▶ [Supplied information]:
<<<<
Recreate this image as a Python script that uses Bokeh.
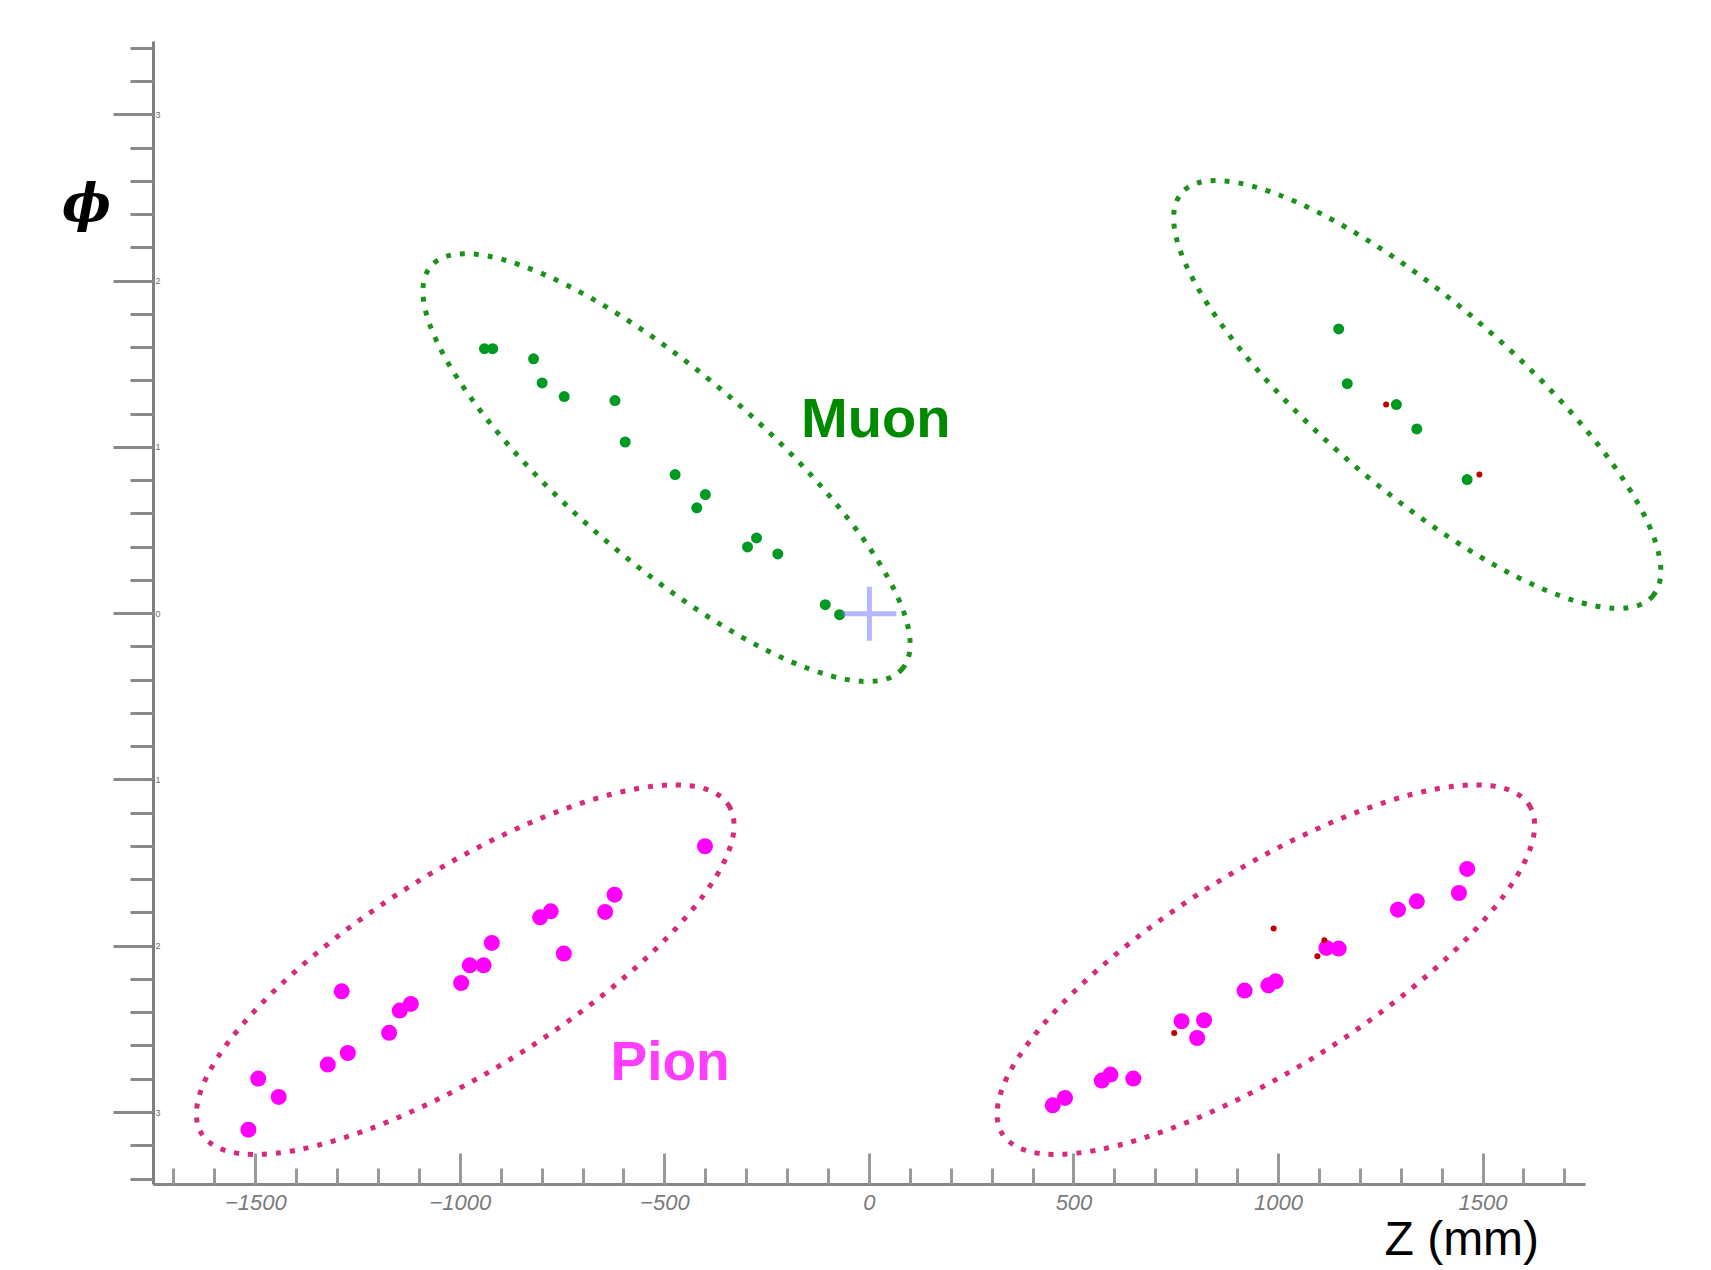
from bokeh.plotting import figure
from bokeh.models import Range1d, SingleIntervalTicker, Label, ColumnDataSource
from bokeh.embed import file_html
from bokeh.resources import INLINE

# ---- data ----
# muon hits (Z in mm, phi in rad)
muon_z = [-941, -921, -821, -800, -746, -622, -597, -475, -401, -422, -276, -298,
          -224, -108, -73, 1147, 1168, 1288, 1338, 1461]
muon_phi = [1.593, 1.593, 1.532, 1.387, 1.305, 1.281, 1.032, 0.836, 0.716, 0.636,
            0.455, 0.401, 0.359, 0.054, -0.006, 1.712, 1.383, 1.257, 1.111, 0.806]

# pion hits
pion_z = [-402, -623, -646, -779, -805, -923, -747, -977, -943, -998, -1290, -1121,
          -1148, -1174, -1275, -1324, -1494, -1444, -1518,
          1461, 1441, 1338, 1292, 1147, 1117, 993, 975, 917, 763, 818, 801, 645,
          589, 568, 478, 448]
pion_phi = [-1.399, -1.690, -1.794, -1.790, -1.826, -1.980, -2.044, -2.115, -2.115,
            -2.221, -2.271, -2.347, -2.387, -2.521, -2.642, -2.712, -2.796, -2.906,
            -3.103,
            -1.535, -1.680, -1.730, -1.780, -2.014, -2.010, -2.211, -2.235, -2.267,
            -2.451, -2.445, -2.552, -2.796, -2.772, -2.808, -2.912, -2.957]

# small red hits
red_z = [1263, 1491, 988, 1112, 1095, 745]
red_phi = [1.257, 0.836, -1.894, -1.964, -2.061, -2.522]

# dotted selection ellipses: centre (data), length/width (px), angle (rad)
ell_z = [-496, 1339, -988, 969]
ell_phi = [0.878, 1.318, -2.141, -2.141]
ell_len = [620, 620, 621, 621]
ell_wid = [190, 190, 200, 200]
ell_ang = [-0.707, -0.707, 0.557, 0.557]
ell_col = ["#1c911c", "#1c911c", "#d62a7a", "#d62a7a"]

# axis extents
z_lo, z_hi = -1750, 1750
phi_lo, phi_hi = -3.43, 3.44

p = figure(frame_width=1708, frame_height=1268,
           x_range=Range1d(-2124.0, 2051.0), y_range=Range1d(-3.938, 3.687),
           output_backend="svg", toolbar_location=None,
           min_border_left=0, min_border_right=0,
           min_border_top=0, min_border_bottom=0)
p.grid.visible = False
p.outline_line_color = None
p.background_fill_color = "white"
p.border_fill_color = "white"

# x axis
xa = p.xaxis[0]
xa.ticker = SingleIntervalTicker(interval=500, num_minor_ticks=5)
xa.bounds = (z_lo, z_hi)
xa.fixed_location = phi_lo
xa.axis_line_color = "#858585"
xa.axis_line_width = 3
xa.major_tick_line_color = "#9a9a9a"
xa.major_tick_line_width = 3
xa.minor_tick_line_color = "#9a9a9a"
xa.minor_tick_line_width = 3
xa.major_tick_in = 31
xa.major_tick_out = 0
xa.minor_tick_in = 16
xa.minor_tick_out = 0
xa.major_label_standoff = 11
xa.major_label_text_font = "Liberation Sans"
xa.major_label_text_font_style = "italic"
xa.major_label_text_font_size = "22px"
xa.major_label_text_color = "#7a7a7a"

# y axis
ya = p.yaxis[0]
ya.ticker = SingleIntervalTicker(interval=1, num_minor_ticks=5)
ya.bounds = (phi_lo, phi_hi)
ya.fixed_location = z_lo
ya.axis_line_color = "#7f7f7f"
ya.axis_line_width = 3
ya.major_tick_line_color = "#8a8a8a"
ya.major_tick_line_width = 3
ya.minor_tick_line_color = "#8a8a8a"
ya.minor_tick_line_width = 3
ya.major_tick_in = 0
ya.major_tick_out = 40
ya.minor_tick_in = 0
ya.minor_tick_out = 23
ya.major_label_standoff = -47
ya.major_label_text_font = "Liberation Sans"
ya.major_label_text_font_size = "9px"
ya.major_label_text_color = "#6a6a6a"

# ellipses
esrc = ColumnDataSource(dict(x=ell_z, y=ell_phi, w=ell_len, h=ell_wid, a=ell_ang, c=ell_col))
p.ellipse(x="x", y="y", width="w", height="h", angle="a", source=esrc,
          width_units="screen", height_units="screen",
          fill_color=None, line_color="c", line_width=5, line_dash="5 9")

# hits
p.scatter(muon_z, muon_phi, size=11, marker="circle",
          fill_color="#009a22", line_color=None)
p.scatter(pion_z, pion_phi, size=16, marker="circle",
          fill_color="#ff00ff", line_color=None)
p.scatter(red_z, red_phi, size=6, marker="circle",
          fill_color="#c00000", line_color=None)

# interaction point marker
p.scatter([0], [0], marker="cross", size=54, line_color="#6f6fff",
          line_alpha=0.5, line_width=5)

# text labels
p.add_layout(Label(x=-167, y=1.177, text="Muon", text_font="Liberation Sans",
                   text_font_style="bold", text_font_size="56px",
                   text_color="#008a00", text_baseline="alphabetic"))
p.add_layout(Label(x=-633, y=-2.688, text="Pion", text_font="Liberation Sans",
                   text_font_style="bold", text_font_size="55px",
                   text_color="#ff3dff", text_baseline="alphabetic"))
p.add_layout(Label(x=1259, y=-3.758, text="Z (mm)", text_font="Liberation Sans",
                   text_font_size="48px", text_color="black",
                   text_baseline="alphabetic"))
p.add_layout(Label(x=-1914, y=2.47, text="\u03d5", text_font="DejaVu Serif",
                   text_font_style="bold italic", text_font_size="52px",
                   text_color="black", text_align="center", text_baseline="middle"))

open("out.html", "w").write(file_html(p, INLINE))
>>>>
Except for the pictures, print the data above exactly.

▶ [Response to the task]:
Recreate this image as a Python script that uses Bokeh.
from bokeh.plotting import figure
from bokeh.models import Range1d, SingleIntervalTicker, Label, ColumnDataSource
from bokeh.embed import file_html
from bokeh.resources import INLINE

# ---- data ----
# muon hits (Z in mm, phi in rad)
muon_z = [-941, -921, -821, -800, -746, -622, -597, -475, -401, -422, -276, -298,
          -224, -108, -73, 1147, 1168, 1288, 1338, 1461]
muon_phi = [1.593, 1.593, 1.532, 1.387, 1.305, 1.281, 1.032, 0.836, 0.716, 0.636,
            0.455, 0.401, 0.359, 0.054, -0.006, 1.712, 1.383, 1.257, 1.111, 0.806]

# pion hits
pion_z = [-402, -623, -646, -779, -805, -923, -747, -977, -943, -998, -1290, -1121,
          -1148, -1174, -1275, -1324, -1494, -1444, -1518,
          1461, 1441, 1338, 1292, 1147, 1117, 993, 975, 917, 763, 818, 801, 645,
          589, 568, 478, 448]
pion_phi = [-1.399, -1.690, -1.794, -1.790, -1.826, -1.980, -2.044, -2.115, -2.115,
            -2.221, -2.271, -2.347, -2.387, -2.521, -2.642, -2.712, -2.796, -2.906,
            -3.103,
            -1.535, -1.680, -1.730, -1.780, -2.014, -2.010, -2.211, -2.235, -2.267,
            -2.451, -2.445, -2.552, -2.796, -2.772, -2.808, -2.912, -2.957]

# small red hits
red_z = [1263, 1491, 988, 1112, 1095, 745]
red_phi = [1.257, 0.836, -1.894, -1.964, -2.061, -2.522]

# dotted selection ellipses: centre (data), length/width (px), angle (rad)
ell_z = [-496, 1339, -988, 969]
ell_phi = [0.878, 1.318, -2.141, -2.141]
ell_len = [620, 620, 621, 621]
ell_wid = [190, 190, 200, 200]
ell_ang = [-0.707, -0.707, 0.557, 0.557]
ell_col = ["#1c911c", "#1c911c", "#d62a7a", "#d62a7a"]

# axis extents
z_lo, z_hi = -1750, 1750
phi_lo, phi_hi = -3.43, 3.44

p = figure(frame_width=1708, frame_height=1268,
           x_range=Range1d(-2124.0, 2051.0), y_range=Range1d(-3.938, 3.687),
           output_backend="svg", toolbar_location=None,
           min_border_left=0, min_border_right=0,
           min_border_top=0, min_border_bottom=0)
p.grid.visible = False
p.outline_line_color = None
p.background_fill_color = "white"
p.border_fill_color = "white"

# x axis
xa = p.xaxis[0]
xa.ticker = SingleIntervalTicker(interval=500, num_minor_ticks=5)
xa.bounds = (z_lo, z_hi)
xa.fixed_location = phi_lo
xa.axis_line_color = "#858585"
xa.axis_line_width = 3
xa.major_tick_line_color = "#9a9a9a"
xa.major_tick_line_width = 3
xa.minor_tick_line_color = "#9a9a9a"
xa.minor_tick_line_width = 3
xa.major_tick_in = 31
xa.major_tick_out = 0
xa.minor_tick_in = 16
xa.minor_tick_out = 0
xa.major_label_standoff = 11
xa.major_label_text_font = "Liberation Sans"
xa.major_label_text_font_style = "italic"
xa.major_label_text_font_size = "22px"
xa.major_label_text_color = "#7a7a7a"

# y axis
ya = p.yaxis[0]
ya.ticker = SingleIntervalTicker(interval=1, num_minor_ticks=5)
ya.bounds = (phi_lo, phi_hi)
ya.fixed_location = z_lo
ya.axis_line_color = "#7f7f7f"
ya.axis_line_width = 3
ya.major_tick_line_color = "#8a8a8a"
ya.major_tick_line_width = 3
ya.minor_tick_line_color = "#8a8a8a"
ya.minor_tick_line_width = 3
ya.major_tick_in = 0
ya.major_tick_out = 40
ya.minor_tick_in = 0
ya.minor_tick_out = 23
ya.major_label_standoff = -47
ya.major_label_text_font = "Liberation Sans"
ya.major_label_text_font_size = "9px"
ya.major_label_text_color = "#6a6a6a"

# ellipses
esrc = ColumnDataSource(dict(x=ell_z, y=ell_phi, w=ell_len, h=ell_wid, a=ell_ang, c=ell_col))
p.ellipse(x="x", y="y", width="w", height="h", angle="a", source=esrc,
          width_units="screen", height_units="screen",
          fill_color=None, line_color="c", line_width=5, line_dash="5 9")

# hits
p.scatter(muon_z, muon_phi, size=11, marker="circle",
          fill_color="#009a22", line_color=None)
p.scatter(pion_z, pion_phi, size=16, marker="circle",
          fill_color="#ff00ff", line_color=None)
p.scatter(red_z, red_phi, size=6, marker="circle",
          fill_color="#c00000", line_color=None)

# interaction point marker
p.scatter([0], [0], marker="cross", size=54, line_color="#6f6fff",
          line_alpha=0.5, line_width=5)

# text labels
p.add_layout(Label(x=-167, y=1.177, text="Muon", text_font="Liberation Sans",
                   text_font_style="bold", text_font_size="56px",
                   text_color="#008a00", text_baseline="alphabetic"))
p.add_layout(Label(x=-633, y=-2.688, text="Pion", text_font="Liberation Sans",
                   text_font_style="bold", text_font_size="55px",
                   text_color="#ff3dff", text_baseline="alphabetic"))
p.add_layout(Label(x=1259, y=-3.758, text="Z (mm)", text_font="Liberation Sans",
                   text_font_size="48px", text_color="black",
                   text_baseline="alphabetic"))
p.add_layout(Label(x=-1914, y=2.47, text="\u03d5", text_font="DejaVu Serif",
                   text_font_style="bold italic", text_font_size="52px",
                   text_color="black", text_align="center", text_baseline="middle"))

open("out.html", "w").write(file_html(p, INLINE))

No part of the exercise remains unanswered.